Credit Union ONE adheres to a policy of fair dealing in its activities. Directors should
endeavor to deal fairly with Credit Union ONE’s member-owners, suppliers, competitors
and employees. No Director should take unfair advantage of anyone through manipulation,
improper concealment, abuse of privileged information, misrepresentation of material facts,
or any other intentional unfair dealing practice.
Protection and Proper Use of Company Assets
Credit Union ONE assets should be used for legitimate business purposes. Directors
should oversee the protection and efficient use of Credit Union ONE’s assets, since theft,
carelessness and waste have a direct impact on Credit Union ONE’s profitability.
Director Access to Employees
Directors have full and free access to employees of Credit Union ONE. The Directors
will use their judgment to ensure that any such contact is not disruptive to the business
operations of Credit Union ONE and will, to the extent appropriate, copy the
President/CEO on any written communications between a Director and employee of
Credit Union ONE.
Compliance with Laws
It is Credit Union ONE’s policy and practice to comply with all material applicable laws,
rules, regulations, and bylaws. Directors should adhere, and cause Credit Union ONE to
adhere, to the standards and restrictions imposed by those laws, rules and regulations in
carrying out their responsibilities to Credit Union ONE. It is the Board of Directors’ ultimate
responsibility to ensure that the integrity of the credit union remains intact and to reduce
reputation, legal and financial risks by ensuring compliance with applicable laws and
regulations. It is critical that Management provide Directors with information necessary for
understanding legal and regulatory requirements imposed upon the Credit Union and the
Board. As such, Management is hereby authorized to hire professional counsel as
necessary to ensure Management and the Directors have an appropriate understanding of
legal and regulatory requirements for credit unions.
The Board of Directors has a responsibility to ensure that the Credit Union remains in
sound financial and operational condition and is strategically positioned for future
operations. As such, the Directors are required to retain oversight in crucial areas such as:
• Strategic Planning
Directors will participate and work with Management to develop 3-5 year financial
plans and other strategic objectives.

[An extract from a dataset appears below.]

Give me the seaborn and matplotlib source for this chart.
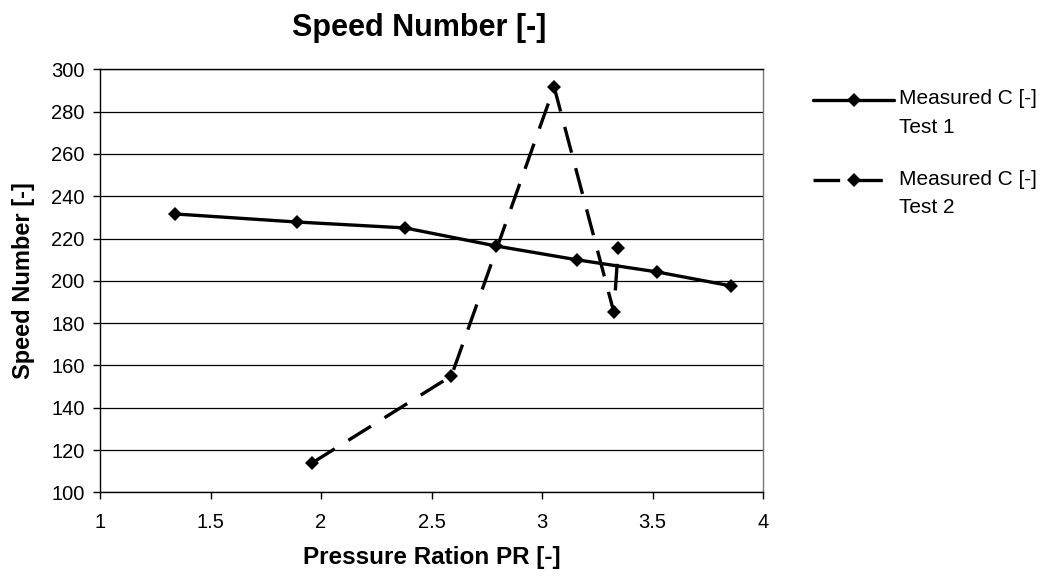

This strategic plan shall provide clear annual
goals and objectives and be the written statement of the Board of Director’s vision
of the Credit Union.
• Capital Adequacy
In order to determine the appropriate level of capital and other measurements
related to financial performance and net worth the Board of Directors will ensure
that Management will maintain Guidelines to address this issue.

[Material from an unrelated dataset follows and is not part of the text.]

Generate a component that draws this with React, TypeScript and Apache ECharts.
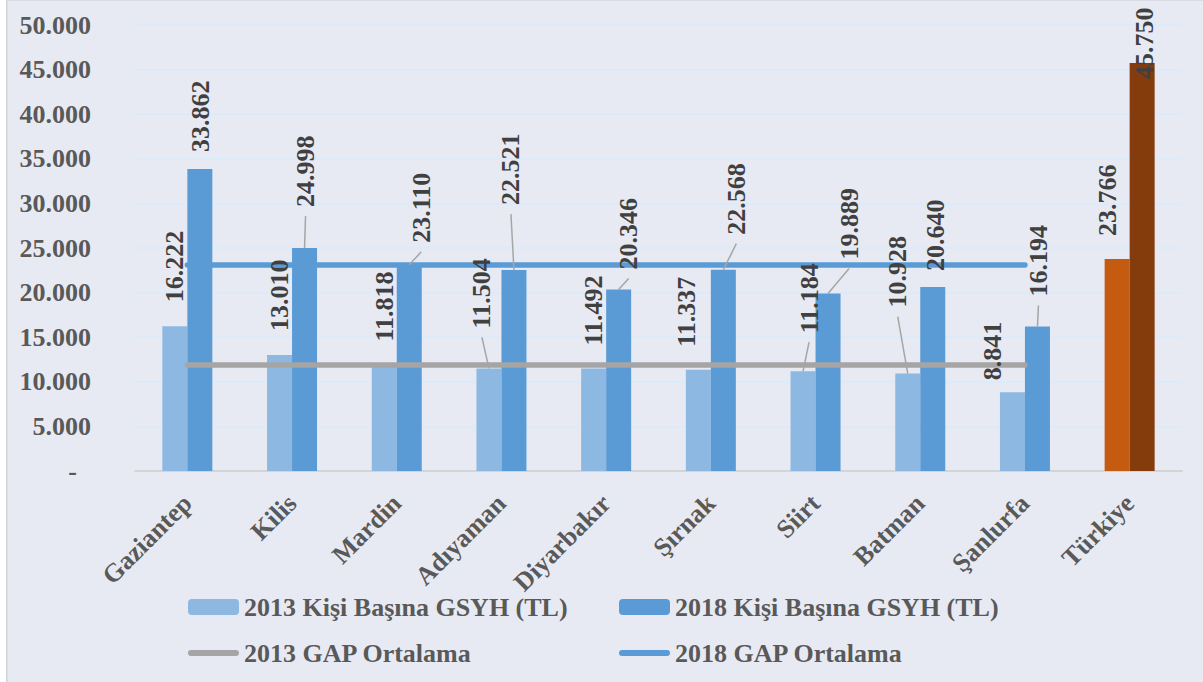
import React, { useEffect, useRef } from "react";
import * as echarts from "echarts";

const categories = ["Gaziantep", "Kilis", "Mardin", "Adıyaman", "Diyarbakır", "Şırnak", "Siirt", "Batman", "Şanlurfa", "Türkiye"];
const gsyh2013 = [16222, 13010, 11818, 11504, 11492, 11337, 11184, 10928, 8841, 23766];
const gsyh2018 = [33862, 24998, 23110, 22521, 20346, 22568, 19889, 20640, 16194, 45750];
const gapAvg2013 = [11880, 11880, 11880, 11880, 11880, 11880, 11880, 11880, 11880, null];
const gapAvg2018 = [23100, 23100, 23100, 23100, 23100, 23100, 23100, 23100, 23100, null];
const yTicks = { min: 0, max: 50000, interval: 5000 };

const NAME_2013 = "2013 Kişi Başına GSYH (TL)";
const NAME_2018 = "2018 Kişi Başına GSYH (TL)";
const NAME_AVG13 = "2013 GAP Ortalama";
const NAME_AVG18 = "2018 GAP Ortalama";

// label nudges in screen pixels (dx right, dy down), mimicking hand-moved Excel labels
const shift2013 = [[0, -8], [0, -8], [0, -8], [-7, -24], [0, -7], [-12, -7], [6, -22], [-10, -50], [-20, 4], [-10, -7]];
const shift2018 = [[1, -1], [1, -25], [12, -6], [-3, -49], [10, -4], [13, -19], [21, -18], [3, 0], [1, -14], [2, 32]];
const leader2013 = [false, false, false, true, false, false, true, true, false, false];
const leader2018 = [false, true, true, true, true, true, true, false, true, false];

const FONT = "'Liberation Serif', 'Times New Roman', serif";
const C13 = "#8cb8e2";
const C18 = "#5b9bd5";
const T13 = "#c55a11";
const T18 = "#843c0c";
const PILL = "path://M3,0 L48,0 A3,3 0 0 1 48,6 L3,6 A3,3 0 0 1 3,0 Z";
const BAR_W = 25;
const LABEL_DIST = 16;

const fmt = (v: number) => {
  const s = String(Math.round(v));
  return s.replace(/\B(?=(\d{3})+(?!\d))/g, ".");
};

export default function App() {
  const ref = useRef<HTMLDivElement>(null);
  useEffect(() => {
    document.body.style.margin = "0";
    const chart = echarts.init(ref.current!, undefined, { renderer: "svg" });
    const labelBase = {
      show: true,
      position: "top",
      rotate: 90,
      align: "left",
      verticalAlign: "middle",
      distance: LABEL_DIST,
      fontFamily: FONT,
      fontWeight: "bold",
      fontSize: 26,
      color: "#404040",
      formatter: (p: any) => fmt(p.value),
    };
    const lastIdx = categories.length - 1;
    // label offsets live in the rotated text frame: local x = up, local y = right
    const toLocal = (s: number[]) => ({ dx: -s[1], dy: s[0] });
    const legendText = { fontFamily: FONT, fontWeight: "bold", fontSize: 26, color: "#595959", lineHeight: 30 };
    const legendBar = { itemWidth: 51, itemHeight: 16, textStyle: legendText, selectedMode: false };
    const legendLine = { itemWidth: 51, itemHeight: 6, textStyle: legendText, selectedMode: false };

    const leaderSeries = (vals: number[], flags: boolean[], shifts: number[][], side: number) => ({
      type: "custom",
      xAxisIndex: 0,
      z: 4,
      silent: true,
      data: vals.map((v, i) => [i, v]).filter((_, i) => flags[i]),
      renderItem: (params: any, api: any) => {
        const i = api.value(0);
        const p = api.coord([i, api.value(1)]);
        const bx = p[0] + side * (BAR_W / 2);
        const by = p[1];
        const s = shifts[i];
        const lx = bx + s[0];
        const ly = by - LABEL_DIST + s[1] + 9;
        return {
          type: "line",
          shape: { x1: lx, y1: ly, x2: bx, y2: by },
          style: { stroke: "#a6a6a6", lineWidth: 1.5 },
        };
      },
    });

    chart.setOption({
      animation: false,
      backgroundColor: "#e8eaf3",
      textStyle: { fontFamily: FONT },
      graphic: [
        { type: "rect", shape: { x: 0, y: 0, width: 6, height: 682 }, style: { fill: "#ffffff" }, silent: true },
        { type: "rect", shape: { x: 6, y: 0, width: 1.5, height: 682 }, style: { fill: "#d0d3da" }, silent: true },
        { type: "rect", shape: { x: 6, y: 0, width: 1197, height: 1 }, style: { fill: "#d8dbe2" }, silent: true },
      ],
      grid: { left: 135, right: 21, top: 25, bottom: 211, containLabel: false },
      legend: [
        { ...legendBar, data: [NAME_2013], left: 183, top: 587 },
        { ...legendBar, data: [NAME_2018], left: 614, top: 587 },
        { ...legendLine, data: [{ name: NAME_AVG13, icon: PILL }], left: 183, top: 633 },
        { ...legendLine, data: [{ name: NAME_AVG18, icon: PILL }], left: 614, top: 633 },
      ],
      xAxis: [
        {
          type: "category",
          data: categories,
          axisTick: { show: false },
          axisLine: { lineStyle: { color: "#d4d4d4", width: 2 } },
          axisLabel: {
            rotate: 45,
            margin: 28,
            interval: 0,
            fontFamily: FONT,
            fontWeight: "bold",
            fontSize: 26,
            color: "#595959",
          },
        },
        {
          type: "category",
          data: categories,
          show: false,
        },
      ],
      yAxis: {
        type: "value",
        min: yTicks.min,
        max: yTicks.max,
        interval: yTicks.interval,
        axisLine: { show: false },
        axisTick: { show: false },
        splitLine: { lineStyle: { color: "#dcebfa", width: 2 } },
        axisLabel: {
          margin: 44,
          fontFamily: FONT,
          fontWeight: "bold",
          fontSize: 26,
          color: "#595959",
          formatter: (v: number) => (v === 0 ? "{z|-}" : fmt(v)),
          rich: {
            z: { fontFamily: FONT, fontWeight: "bold", fontSize: 26, color: "#595959", padding: [0, 14, 0, 0] },
          },
        },
      },
      series: [
        {
          name: NAME_2013,
          type: "bar",
          xAxisIndex: 0,
          barWidth: BAR_W,
          barGap: "0%",
          z: 2,
          color: C13,
          data: gsyh2013.map((v, i) => (i === lastIdx ? { value: v, itemStyle: { color: T13 } } : v)),
        },
        {
          name: NAME_2018,
          type: "bar",
          xAxisIndex: 0,
          barWidth: BAR_W,
          barGap: "0%",
          z: 2,
          color: C18,
          data: gsyh2018.map((v, i) => (i === lastIdx ? { value: v, itemStyle: { color: T18 } } : v)),
        },
        {
          name: NAME_AVG13,
          type: "line",
          symbol: "none",
          z: 3,
          color: "#a5a5a5",
          lineStyle: { width: 5.5, color: "#a5a5a5", cap: "round" },
          data: gapAvg2013,
        },
        {
          name: NAME_AVG18,
          type: "line",
          symbol: "none",
          z: 3,
          color: C18,
          lineStyle: { width: 5.5, color: C18, cap: "round" },
          data: gapAvg2018,
        },
        leaderSeries(gsyh2013, leader2013, shift2013, -1),
        leaderSeries(gsyh2018, leader2018, shift2018, 1),
        {
          name: "lbl2013",
          type: "bar",
          xAxisIndex: 1,
          barWidth: BAR_W,
          barGap: "0%",
          z: 5,
          silent: true,
          itemStyle: { color: "rgba(0,0,0,0)" },
          label: labelBase,
          labelLayout: (p: any) => toLocal(shift2013[p.dataIndex]),
          data: gsyh2013,
        },
        {
          name: "lbl2018",
          type: "bar",
          xAxisIndex: 1,
          barWidth: BAR_W,
          barGap: "0%",
          z: 5,
          silent: true,
          itemStyle: { color: "rgba(0,0,0,0)" },
          label: labelBase,
          labelLayout: (p: any) => toLocal(shift2018[p.dataIndex]),
          data: gsyh2018,
        },
      ],
    });
    return () => chart.dispose();
  }, []);
  return <div ref={ref} style={{ width: 1203, height: 682 }} />;
}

• Asset Liability Management
The Board has adopted and maintains an Asset Liability Management (ALM) Policy
which sets financial goals and limits to guide the decision making of the credit
union in the day-to-day management of assets and liabilities.
• Succession Planning
The Board of Directors shall maintain and annually review a written Succession
Plan for the President/CEO position.
Each Director is required to devote sufficient time and effort to maintain a strong
understanding and awareness of issues affecting the Credit Union. It is policy that all
Directors attend all regular and special meetings of the Board unless otherwise excused.

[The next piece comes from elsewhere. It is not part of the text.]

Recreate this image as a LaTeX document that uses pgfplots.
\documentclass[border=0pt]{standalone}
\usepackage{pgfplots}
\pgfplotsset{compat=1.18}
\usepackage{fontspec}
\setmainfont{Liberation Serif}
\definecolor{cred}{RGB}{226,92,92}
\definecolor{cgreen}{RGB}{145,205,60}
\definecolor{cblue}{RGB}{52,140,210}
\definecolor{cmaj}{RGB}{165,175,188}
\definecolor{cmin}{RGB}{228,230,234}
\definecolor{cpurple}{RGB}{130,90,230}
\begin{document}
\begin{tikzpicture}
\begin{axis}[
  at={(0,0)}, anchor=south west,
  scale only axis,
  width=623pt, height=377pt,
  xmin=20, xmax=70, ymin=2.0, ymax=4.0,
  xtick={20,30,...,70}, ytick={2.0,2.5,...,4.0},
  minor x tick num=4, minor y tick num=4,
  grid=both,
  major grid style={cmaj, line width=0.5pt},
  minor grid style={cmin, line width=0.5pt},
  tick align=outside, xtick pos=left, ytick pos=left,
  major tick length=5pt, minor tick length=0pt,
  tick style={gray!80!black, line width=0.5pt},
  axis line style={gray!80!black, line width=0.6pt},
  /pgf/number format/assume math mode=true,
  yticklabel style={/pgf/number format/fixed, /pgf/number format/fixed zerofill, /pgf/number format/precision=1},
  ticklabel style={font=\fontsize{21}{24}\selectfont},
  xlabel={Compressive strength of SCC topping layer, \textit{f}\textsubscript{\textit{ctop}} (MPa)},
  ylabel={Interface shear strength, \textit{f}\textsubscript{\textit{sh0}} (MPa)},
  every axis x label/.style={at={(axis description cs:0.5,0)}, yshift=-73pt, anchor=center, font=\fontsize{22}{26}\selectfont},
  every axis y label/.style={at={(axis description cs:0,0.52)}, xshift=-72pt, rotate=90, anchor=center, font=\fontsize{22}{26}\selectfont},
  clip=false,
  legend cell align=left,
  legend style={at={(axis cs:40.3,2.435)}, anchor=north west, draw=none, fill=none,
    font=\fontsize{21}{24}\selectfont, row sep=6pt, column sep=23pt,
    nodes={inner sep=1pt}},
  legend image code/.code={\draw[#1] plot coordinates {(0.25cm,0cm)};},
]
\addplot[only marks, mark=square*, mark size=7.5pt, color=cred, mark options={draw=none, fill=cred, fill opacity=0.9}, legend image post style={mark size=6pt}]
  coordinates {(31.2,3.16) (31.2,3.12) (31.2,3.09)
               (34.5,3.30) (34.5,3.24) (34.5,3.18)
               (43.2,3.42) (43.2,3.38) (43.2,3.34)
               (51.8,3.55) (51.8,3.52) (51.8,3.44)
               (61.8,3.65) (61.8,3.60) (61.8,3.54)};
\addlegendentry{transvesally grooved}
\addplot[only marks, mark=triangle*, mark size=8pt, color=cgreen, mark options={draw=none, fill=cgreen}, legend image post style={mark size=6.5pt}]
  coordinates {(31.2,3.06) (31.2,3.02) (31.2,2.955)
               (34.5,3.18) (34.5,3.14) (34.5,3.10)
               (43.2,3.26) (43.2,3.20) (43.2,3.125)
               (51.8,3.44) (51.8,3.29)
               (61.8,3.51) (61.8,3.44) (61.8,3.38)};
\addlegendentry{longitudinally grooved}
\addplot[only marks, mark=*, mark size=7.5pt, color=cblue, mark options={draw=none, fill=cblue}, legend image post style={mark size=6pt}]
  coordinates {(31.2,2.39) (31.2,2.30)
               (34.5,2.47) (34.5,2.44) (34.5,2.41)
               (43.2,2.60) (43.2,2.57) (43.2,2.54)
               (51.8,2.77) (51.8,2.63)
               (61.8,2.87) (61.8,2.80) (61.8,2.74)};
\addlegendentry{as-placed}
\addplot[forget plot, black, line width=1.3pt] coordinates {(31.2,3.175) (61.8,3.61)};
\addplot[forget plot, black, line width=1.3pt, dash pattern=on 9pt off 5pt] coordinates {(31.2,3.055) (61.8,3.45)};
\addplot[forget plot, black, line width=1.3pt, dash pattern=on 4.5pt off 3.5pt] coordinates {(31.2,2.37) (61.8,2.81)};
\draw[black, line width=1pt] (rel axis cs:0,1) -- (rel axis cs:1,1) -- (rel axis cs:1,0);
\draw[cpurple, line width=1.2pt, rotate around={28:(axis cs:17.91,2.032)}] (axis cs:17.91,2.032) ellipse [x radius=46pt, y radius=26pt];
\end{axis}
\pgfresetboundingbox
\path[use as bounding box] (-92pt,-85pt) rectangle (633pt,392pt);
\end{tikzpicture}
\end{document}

Board meetings may be held in person or by means of electronic communication devices
that enable all participants to communicate simultaneously with each other.
It is important that Board meetings are an efficient use of time. It is policy that a clear
agenda be developed prior to each meeting and that it is adhered to. Directors shall focus
on business that needs to be addressed and only on relevant issues that directly relate to
the Credit Union.
Orientation and Continuing Education
All new Directors must participate in an orientation program, which should be
conducted following the annual meeting at which new Directors are elected or the time
the new Director otherwise joins the Board. This orientation will include presentations
by Senior Management to familiarize new Directors with Credit Union ONE's strategic
plans, bylaws, its significant financial, accounting, and risk management issues, its
compliance programs, its various codes of ethics and policies, its principal officers, and
Education is a necessary element of maintaining Director competence and the confidence
of the Membership. As stewards of the assets of the membership of the Credit Union, all
Directors are required to develop a level of confidence in the philosophical and financial
topics necessary to discharge their legal and fiduciary responsibilities under applicable
laws and regulations. Within reasonable budgetary constraints Directors are encouraged
to gain and maintain this competency through attendance at various conferences and
through other educational resources.
Although no Director shall be compensated for his or her service as a Director, Credit
Union will reimburse Directors for expenses incurred in the performance of their duties,
and in accordance with the policies of the credit union. Reimbursement of Director
expenses shall be made in compliance with OFIS Bulletin 2005-10-CU.
A Director may be removed from his or her position for good cause as set forth in the
Michigan Credit Union Act or the bylaws of this Credit Union. “Good Cause” shall include,
but is not limited to
• Fraud or other illegal conduct
• Breach of confidentiality
• Conflict of interest that is not disclosed
• Violation of the standards set froth in the Director Code of Conduct
• Loss of bondability
• Failure to meet any of the eligibility requirements stated above
• Violation of the Michigan Credit Union Act, the bylaws of this Credit Union or any
order or rule
Reporting Illegal/Unethical Behavior
Directors should promote ethical behavior and an environment in which Credit Union ONE
encourages employees to communicate openly with Supervisors, Managers and other
appropriate personnel about observed illegal or unethical behavior and, when in doubt,
about the best course of action in a particular situation encourages employees to report
violations of laws, rules, regulations or Credit Union ONE’s Code of Business Conduct and
Ethics for Employees to appropriate personnel; and communicates that there will be no
disciplinary action or retaliation of any kind taken or tolerated by Credit Union ONE as a
result of an employee reporting in good faith a potential conflict of interest in another
employee’s activities or a suspected violation of law, rule, regulation, or provision of Credit
Union ONE’s Code of Business Conduct and Ethics for Employees.